Эту зарисовку можно свести к более краткому описанию, которое представлено Кейтом Хирном:

"Я осознал, что на самом деле я сплю. Я нахожусь в обстановке сна, но я знаю, что мое тело подключено в лаборатории и что вы находитесь в диспетчерской, ожидая этих сигналов"[3].

Обычно считалось, что мир бодрствования и мир сновидения не могут встретиться, они отделены непреодолимыми границами засыпания и пробуждения. Нельзя ничего привнести из мира сна в реальный мир, кроме воспоминаний, — пусть в некоторых случаях настолько ярких и интенсивных, что они могут дать в этом фору воспоминаниям о реальных событиях. Но как и все воспоминания, они принадлежат прошлому; считалось, что снящиеся образы не могут быть пойманы в сам момент, когда они перед глазами сновидца. Если вам приснилось, что вы завладели в сновидении какой-то ценной вещью, то, пробуждаясь и открывая глаза навстречу реальности, вы можете испытать чувство потери и с запозданием осознать, что это был всего лишь сон. В противоположных случаях мы поддаемся чувству облегчения, возникающему в ситуациях, когда пробуждение происходит после кошмара, — и тогда мы счастливы тем, что все виденное нами было не взаправду, хоть и с толикой разочарования, что мы это не понимали, пока кошмар владел нами. Итак, мы считали, что ничего нельзя привнести из мира сна в мир бодрствования. И вот теперь мы, глядя на изображение из диссертации Кейта Хирна, начинаем понимать ограниченность этих привычных соображений.

Как легко догадаться, осознание человеком себя во сне несовместимо с утверждением Картезия о неспособности отличить сон от яви. Если бы Картезий был прав в своем «предположении», то испытуемый не осознал бы себя и не подал бы сигналов глазами, а Лаберж и Хирн не получили бы их и тех результатов, которые они получили. В ситуации подачи сигналов из мира сна суть не только в критериях, которыми может воспользоваться сновидец, чтобы точно узнать, находится ли он в мире сна или бодрствует, но также в критериях, благодаря которым лаборант способен идентифицировать объективное существование лабораторного артефакта. Тех самых сигналов, которые подает сновидец, и которые каким-то образом связаны с движением глаз под веками спящего. Поэтому полученные в эксперименте результаты требуют интерпретации, которая выходит за рамки имеющихся научно-теоретических и философских концепций.

Здравый смысл предполагает: если человек находится внутри сновидения, то у нас нет права даже заикнуться о самой возможности (или даже гипотетических условиях) обмена информацией между спящим и бодрствующим. Сновидение — на этом настаивает здравый смысл, и философская проницательность от него ушла недалеко — никак не связано с тем, что происходит в реальном мире.
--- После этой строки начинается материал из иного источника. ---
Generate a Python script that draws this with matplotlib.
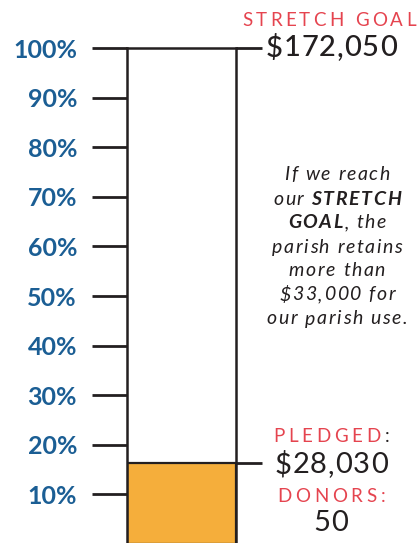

А в нем взаимодействие того, кто спит, с тем, кто бодрствует, может разворачиваться не только в лаборатории, но и в других социальных интерьерах, сидит ли первый рядом или, возможно, только проснувшись, лежит с ним под одним одеялом.

«Учитывать другого человека значит больше, чем просто находиться в его присутствии или реагировать на него. Два индивида, спящих в одной постели, могут реагировать друг на друга, когда меняют свои позы во время сна, однако они не учитывают друг друга в этих реакциях» [4].

Это замечание Блумера, представителя такого направления социологии как символический интеракционизм, неслучайно ввиду того, что лабораторный опыт Лабержа-Хирна, помимо прочего, представляет собой еще и образец эксперимента с социальной материальностью. В эксперименте Лабержа-Хирна имеет место не просто реакция двух тел друг на друга — спящего и лаборанта, — а учитывание сновидцем, находящимся в мире сновидения, роли лаборанта, ожидающего его сигналов (о подаче которых они оба заранее договорились). Это представляет собой ситуацию, выходящую за рамки, известные социологии: нечто неправдоподобное и нереальное, нарушающее условия соприсутствия, которые по строгому определению, данному Ирвингом Гоффманом, соблюдаются в «узком спектре обстоятельств».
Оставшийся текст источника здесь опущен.